Enfin, l’artiste Nora, assise devant la billetterie de la Quinzaine des réalisateurs et qui pense "venir de la Lune", pose un regard plus controversé sur les dessous du Festival : "Pour moi, les icônes, c’est Quentin Tarantino ou Madonna. Aujourd’hui, les gens veulent être vus. La réalité est faussée, nous vivons dans une fiction en permanence. D’ailleurs, si vous saviez les sommes folles que paient certaines personnes uniquement pour être présente à une soirée et se prendre en photos avec des stars…".

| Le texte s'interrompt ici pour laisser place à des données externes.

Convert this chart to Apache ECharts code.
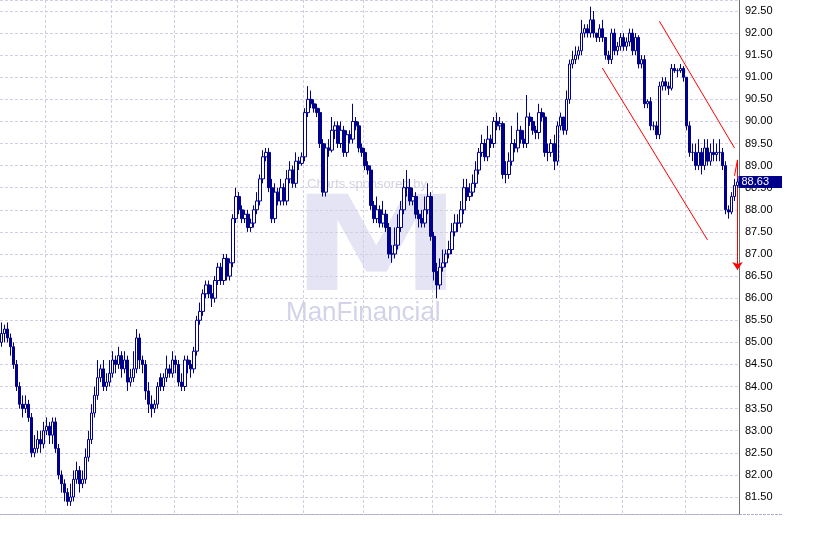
<!DOCTYPE html>
<html>
<head>
<meta charset="utf-8">
<script src="https://cdn.jsdelivr.net/npm/echarts@6/dist/echarts.min.js"></script>
<style>html,body{margin:0;padding:0;background:#fff;}#c{width:832px;height:539px;}</style>
</head>
<body>
<div id="c"></div>
<script>
const opens = [85.0,85.2,85.3,85.1,84.9,84.5,84.0,83.6,83.5,83.6,83.3,82.5,82.6,82.8,82.7,83.0,83.1,82.9,83.2,82.6,
82.0,81.8,81.6,81.4,81.5,81.9,82.1,81.8,81.9,82.4,82.8,83.4,83.8,84.2,84.4,84.0,84.1,84.3,84.6,84.5,
84.7,84.4,84.6,84.1,84.2,84.4,85.1,84.6,84.5,83.9,83.6,83.5,83.6,84.2,84.0,84.2,84.4,84.3,84.6,84.5,
84.1,84.0,84.6,84.5,84.4,84.8,85.5,85.7,86.1,86.3,86.1,86.0,86.4,86.7,86.4,86.9,86.5,86.8,87.8,88.3,
88.0,87.8,87.9,87.6,87.7,88.0,88.2,88.7,89.2,89.3,88.5,87.8,88.4,88.2,88.5,88.2,88.7,88.9,88.6,89.1,
89.05,89.2,90.2,90.5,90.4,90.3,90.2,89.5,88.4,89.4,89.35,89.8,89.9,89.5,89.8,89.3,89.7,89.6,90.0,89.9,
89.4,89.3,89.0,88.9,88.1,87.8,88.0,87.7,87.9,87.6,87.0,87.0,87.2,87.6,88.0,88.5,88.5,88.2,88.3,87.9,
87.8,87.7,88.0,88.3,87.4,86.6,86.3,86.7,86.8,87.0,87.1,87.5,87.7,87.7,88.0,88.5,88.3,88.4,88.6,88.9,
89.3,89.5,89.2,89.6,89.5,90.0,89.9,89.95,88.8,88.8,89.1,89.5,89.4,89.8,89.6,89.5,90.1,90.0,89.8,89.75,
90.2,90.1,89.3,89.3,89.5,89.1,89.9,90.1,89.8,90.5,91.3,91.4,91.5,91.6,92.0,92.1,92.0,92.3,92.0,91.9,
92.1,91.9,91.5,91.4,92.0,91.6,91.7,91.9,91.7,91.8,92.0,91.6,91.9,91.3,91.4,90.4,90.45,89.9,89.9,89.7,
90.8,90.9,90.8,90.75,91.2,91.15,91.15,91.2,91.0,89.9,89.3,89.3,89.0,89.3,89.0,89.4,89.1,89.3,89.25,89.3,
89.3,89.0,88.0,87.95,88.3,88.55];
const closes = [85.2,85.3,85.1,84.9,84.5,84.0,83.6,83.5,83.6,83.3,82.5,82.6,82.8,82.7,83.0,83.1,82.9,83.2,82.6,82.0,
81.8,81.6,81.4,81.5,81.9,82.1,81.8,81.9,82.4,82.8,83.4,83.8,84.2,84.4,84.0,84.1,84.3,84.6,84.5,84.7,
84.4,84.6,84.1,84.2,84.4,85.1,84.6,84.5,83.9,83.6,83.5,83.6,84.0,84.0,84.2,84.4,84.3,84.6,84.5,84.1,
84.0,84.6,84.5,84.4,84.8,85.5,85.7,86.1,86.3,86.1,86.0,86.4,86.7,86.4,86.9,86.5,86.8,87.8,88.3,88.0,
87.8,87.9,87.6,87.7,88.0,88.2,88.7,89.2,89.3,88.5,87.8,88.4,88.2,88.5,88.2,88.7,88.9,88.6,89.1,89.05,
89.2,90.2,90.5,90.4,90.3,90.2,89.5,88.4,89.4,89.35,89.8,89.9,89.5,89.8,89.3,89.7,89.6,90.0,89.9,89.4,
89.3,89.0,88.9,88.1,87.8,88.0,87.7,87.9,87.6,87.0,87.0,87.2,87.6,88.0,88.5,88.5,88.2,88.3,87.9,87.8,
87.7,88.0,88.3,87.4,86.6,86.3,86.7,86.8,87.0,87.1,87.5,87.7,87.7,88.0,88.5,88.3,88.4,88.6,88.9,89.3,
89.5,89.2,89.6,89.5,90.0,89.9,89.95,88.8,88.8,89.1,89.5,89.4,89.8,89.6,89.5,90.1,90.0,89.8,89.75,90.2,
90.1,89.3,89.3,89.5,89.1,89.9,90.1,89.8,90.5,91.3,91.4,91.5,91.6,92.0,92.1,92.0,92.3,92.0,91.9,92.1,
91.9,91.5,91.4,92.0,91.6,91.7,91.9,91.7,91.8,92.0,91.6,91.9,91.3,91.4,90.4,90.45,89.9,89.9,89.7,90.8,
90.9,90.8,90.75,91.2,91.15,91.15,91.2,91.0,89.9,89.3,89.3,89.0,89.3,89.0,89.4,89.1,89.3,89.25,89.3,89.3,
89.0,88.0,87.95,88.3,88.55,88.63];
const lows = [84.9,85.0,85.0,84.7,84.4,83.9,83.5,83.3,83.4,83.2,82.4,82.4,82.5,82.5,82.6,82.9,82.7,82.7,82.5,81.9,
81.6,81.4,81.3,81.3,81.4,81.8,81.6,81.7,81.8,82.3,82.7,83.3,83.7,84.1,83.9,83.9,84.0,84.2,84.3,84.4,
84.2,84.3,83.9,84.0,84.1,84.3,84.4,84.3,83.7,83.4,83.3,83.4,83.5,83.9,83.9,84.1,84.2,84.2,84.3,84.0,
83.9,83.9,84.3,84.2,84.3,84.7,85.4,85.6,86.0,86.0,85.8,85.9,86.3,86.3,86.3,86.4,86.4,86.7,87.7,87.9,
87.7,87.7,87.5,87.5,87.6,87.9,88.1,88.6,89.1,88.4,87.7,87.7,88.1,88.1,88.1,88.1,88.6,88.5,88.5,88.9,
89.0,89.1,90.1,90.3,90.2,90.1,89.4,88.3,88.3,89.2,89.3,89.6,89.4,89.4,89.2,89.2,89.5,89.5,89.8,89.3,
89.2,88.9,88.8,88.0,87.7,87.7,87.6,87.6,87.5,86.9,86.8,86.9,87.1,87.5,87.9,88.3,88.1,88.1,87.8,87.6,
87.6,87.6,87.9,87.3,86.4,86.0,86.2,86.6,86.7,86.9,87.0,87.4,87.5,87.6,87.9,88.2,88.2,88.3,88.5,88.8,
89.2,89.1,89.1,89.4,89.4,89.8,89.8,88.7,88.6,88.7,89.0,89.3,89.3,89.5,89.4,89.4,89.9,89.7,89.6,89.6,
90.0,89.2,89.1,89.2,88.9,89.0,89.8,89.7,89.7,90.4,91.2,91.3,91.4,91.5,91.9,91.9,91.9,91.9,91.8,91.8,
91.8,91.4,91.3,91.3,91.5,91.5,91.6,91.6,91.6,91.7,91.5,91.5,91.2,91.2,90.3,90.3,89.8,89.8,89.6,89.6,
90.7,90.7,90.6,90.7,91.1,91.0,91.1,90.9,89.8,89.2,89.1,88.9,88.9,88.8,88.9,89.0,89.0,89.1,89.1,89.1,
88.9,87.9,87.8,87.9,88.2,88.5];
const highs = [85.45,85.4,85.45,85.2,85.0,84.6,84.1,83.8,83.8,83.7,83.4,82.9,83.0,83.0,83.2,83.3,83.2,83.3,83.3,82.7,
82.1,81.9,81.7,81.8,82.1,82.3,82.2,82.1,82.6,83.0,83.6,84.0,84.6,84.5,84.6,84.3,84.6,84.8,84.7,84.9,
84.8,84.8,84.7,84.4,84.8,85.3,85.2,84.7,84.6,84.1,83.8,83.7,84.1,84.3,84.3,84.7,84.5,84.8,84.7,84.6,
84.3,84.7,84.7,84.6,84.9,85.6,85.9,86.2,86.4,86.4,86.3,86.5,86.8,86.8,87.0,87.0,86.9,87.9,88.5,88.4,
88.1,88.0,88.0,87.8,88.1,88.4,88.8,89.35,89.4,89.4,88.7,88.6,88.5,88.7,88.6,88.9,89.1,89.0,89.3,89.2,
89.3,90.3,90.8,90.7,90.5,90.4,90.3,89.6,89.5,89.6,90.1,90.0,90.0,90.0,89.9,89.8,89.8,90.4,90.1,90.0,
89.5,89.4,89.1,89.0,88.2,88.3,88.1,88.2,88.0,87.7,87.2,87.6,87.9,88.2,88.7,88.9,88.7,88.5,88.4,88.0,
88.0,88.3,88.6,88.4,87.5,86.8,86.9,87.1,87.1,87.3,87.7,87.9,87.9,88.2,88.7,88.7,88.6,88.8,89.1,89.4,
89.7,89.6,89.9,89.7,90.1,90.2,90.1,90.0,89.1,89.3,89.9,89.6,90.2,89.9,89.8,90.6,90.2,90.1,89.9,90.4,
90.3,90.2,89.5,89.6,89.7,90.0,90.2,90.1,90.7,91.4,91.6,91.7,91.7,92.3,92.2,92.2,92.6,92.5,92.0,92.2,
92.3,91.9,91.6,92.1,92.1,91.8,92.0,92.0,91.9,92.1,92.1,92.0,91.95,91.5,91.5,90.5,90.55,90.0,90.0,90.9,
91.0,91.0,90.9,91.3,91.3,91.2,91.3,91.25,91.0,90.0,89.5,89.5,89.6,89.4,89.6,89.6,89.5,89.6,89.5,89.6,
89.4,89.1,88.1,88.4,88.7,88.7];
// first trading day index of each month (vertical grid lines)
const monthStarts = [15, 37, 58, 79, 101, 121, 144, 165, 186, 207, 228];
const lastPrice = 88.63;
// trend channel and projection (day index, price)
const upperChannel = [[219, 92.27], [244, 89.40]];
const lowerChannel = [[200, 91.21], [235, 87.32]];
const projectionUp = [[244, 88.77], [245, 89.13]];
const projectionDown = [[245, 89.13], [245, 86.64]];

const days = closes.map((_, i) => String(i));
const ohlc = closes.map((c, i) => [opens[i], c, lows[i], highs[i]]);
const navy = '#00008B';
const gridColor = '#d2cee4';

const chart = echarts.init(document.getElementById('c'), null, {renderer: 'canvas'});
const redLine = (pts, arrow) => [
  {coord: pts[0], symbol: 'none', lineStyle: {color: '#ff0000', width: 1, type: 'solid'}, label: {show: false}},
  {coord: pts[1], symbol: arrow ? 'arrow' : 'none', symbolSize: 8}
];
chart.setOption({
  animation: false,
  backgroundColor: '#ffffff',
  grid: {left: 0, right: 93, top: 0, bottom: 25, containLabel: false},
  xAxis: {
    type: 'category',
    data: days,
    boundaryGap: true,
    axisLine: {show: true, lineStyle: {color: '#b0acd0', width: 1, type: [3, 1]}},
    axisTick: {show: false},
    axisLabel: {show: false},
    splitLine: {
      show: true,
      interval: (idx) => monthStarts.indexOf(idx) >= 0,
      lineStyle: {color: gridColor, type: [3, 2], width: 1}
    }
  },
  yAxis: {
    type: 'value',
    position: 'right',
    min: 81.115,
    max: 92.749,
    splitNumber: 23,
    minInterval: 0.5,
    maxInterval: 0.5,
    scale: true,
    axisLine: {show: true, onZero: false, lineStyle: {color: '#6e6e6e', width: 1}},
    axisTick: {show: false},
    axisLabel: {
      margin: 6,
      color: '#000000',
      fontFamily: 'Liberation Sans',
      fontSize: 11,
      showMinLabel: false,
      showMaxLabel: false,
      formatter: (v) => (Math.abs(v * 2 - Math.round(v * 2)) < 1e-6 ? v.toFixed(2) : '')
    },
    splitLine: {show: true, lineStyle: {color: gridColor, type: [3, 2], width: 1}}
  },
  graphic: [
    {type: 'line', z: 0, shape: {x1: 739, y1: 514.5, x2: 782, y2: 514.5}, style: {stroke: '#b0acd0', lineWidth: 1, lineDash: [3, 1]}},
    {type: 'text', z: 0, x: 291, y: 190, scaleX: 1.3, style: {text: 'M', fill: '#e4e4f5', font: 'bold 132px "DejaVu Sans"'}},
    {type: 'text', z: 0, x: 307, y: 178, style: {text: 'Charts sponsored by', fill: '#d2d2e2', font: '13px "Liberation Sans"'}},
    {type: 'text', z: 0, x: 286, y: 300, style: {text: 'ManFinancial', fill: '#d2d2ea', font: '26px "Liberation Sans"'}}
  ],
  series: [{
    type: 'candlestick',
    data: ohlc,
    barWidth: 3,
    clip: false,
    z: 5,
    itemStyle: {
      color: '#ffffff',
      color0: navy,
      borderColor: navy,
      borderColor0: navy,
      borderWidth: 1
    },
    markLine: {
      silent: true,
      animation: false,
      symbol: ['none', 'none'],
      data: [
        [
          {coord: [0, lastPrice], symbol: 'none', lineStyle: {color: 'rgba(0,0,0,0)', width: 1},
           label: {
             show: true, position: 'end', distance: 1,
             formatter: lastPrice.toFixed(2),
             color: '#ffffff', backgroundColor: navy,
             fontFamily: 'Liberation Sans', fontSize: 11,
             padding: [1, 13, 0, 3]
           }},
          {coord: [245, lastPrice], symbol: 'none'}
        ],
        redLine(upperChannel, false),
        redLine(lowerChannel, false),
        redLine(projectionUp, false),
        redLine(projectionDown, true)
      ]
    }
  }]
});
</script>
</body>
</html>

Nul doute que, cette année encore, le Festival de Cannes a fait émerger des vocations, générer du rêve, provoquer des rencontres, récompenser des talents et faciliter certains business. Si les lumières médiatiques faisaient plein feu sur des têtes d’affiche largement appréciées, les anonymes de La Croisette ont permis de prendre la température d’un rendez-vous culturel annuel dont les protagonistes illustrent des grands écarts assumés.